Le maréchal fit encore quelques efforts pour faire arriver des émissaires dans la ville et tenter la cupidité des chefs ; mais ils furent sans résultat, et il ne resta plus qu’à se décider à une attaque de vive force. Il fut arrêté que l’on tenterait d’ouvrir une brèche en faisant sauter la porte qui se trouvait sur le port d’Alcantara, et que l’assaut serait donné aussitôt que la brèche serait praticable ; mais on eut beaucoup de peine à faire parvenir à l’avant-garde les instructions nécessaires pour qu’elle pût opérer de son côté, et même temps, une fausse attaque.

(23 novembre). – La perspective d’un prochain assaut produisit sur nos soldats son effet ordinaire : chacun y salua l’espoir de trouver une occasion de gloire et de distinction ; les maux passés et présents en furent oubliés, et l’ardeur la plus vive vint s’emparer de ces troupes épuisées par tant de fatigues.

Dois-je avouer que je m’associai à toutes ces impressions, et que, sans m’arrêter à considérer ce qu’il pouvait y avoir de peu en rapport avec mon âge dans cet empressement à exposer, sans nécessité et sans mission, le peu de jours qui pouvaient m’être encore réservés, je ne m’occupai que du choix du poste qui me mettrait à même de prendre une part directe à la partie la plus vive de l’opération qui se préparait ? Le colonel du 2e léger, qui avait la tête de l’attaque, et qui avait pris position en silence près de la porte que l’on battait en brèche, me reçut dans ses rangs et j’attendais avec une ardente anxiété le signal qui devait être donné aussitôt que le génie serait parvenu à attacher un pétard à la porte intérieure, et à la faire sauter.

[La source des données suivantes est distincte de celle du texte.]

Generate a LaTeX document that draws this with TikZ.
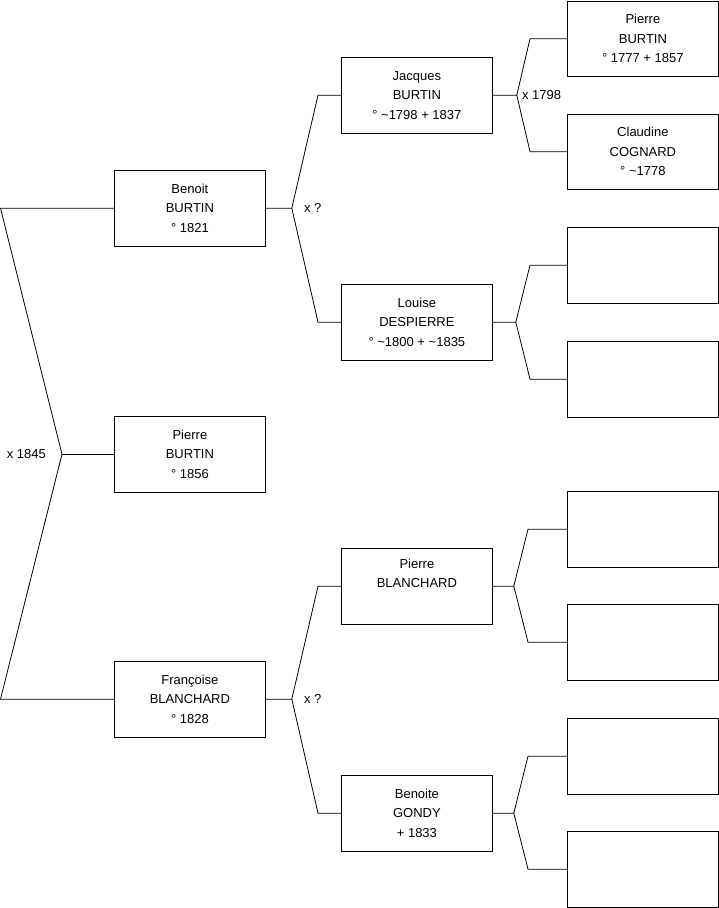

Déjà l’artillerie, peu nombreuse à la vérité, qui battait avec vigueur la porte d’Alcantara, avait réussi à ouvrir un premier passage ; mais il ne restait presque plus de munitions, et ceux qui la dirigeait avait fait observer qu’il était indispensable d’en réserver en cas de retraite. A minuit, les mineurs, soutenus par le feu de nos batteries, s’élancèrent au milieu des débris de la première porte ; mais, exposés à la fusillade meurtrière des arabes, qui les ajustaient presque à bout portant par les ouvertures pratiquées dans les maisons voisines, les sacs à poudre s’étant trouvés, par une inexplicable confusion, mêlés avec des sacs à terre, ils ne purent, malgré leurs efforts longtemps soutenus, accomplir la dangereuse mission qui leur était assignée : le pétard ne put être attaché ; la porte résista, et ces braves gens, ne voyant aucun espoir de succès, furent obligés de revenir après avoir éprouvé une perte considérable. Les troupes destinées à tenter l’assaut furent dès-lors retirées de la position où elles se tenaient cachées, et le feu se ralentit sur tous les points.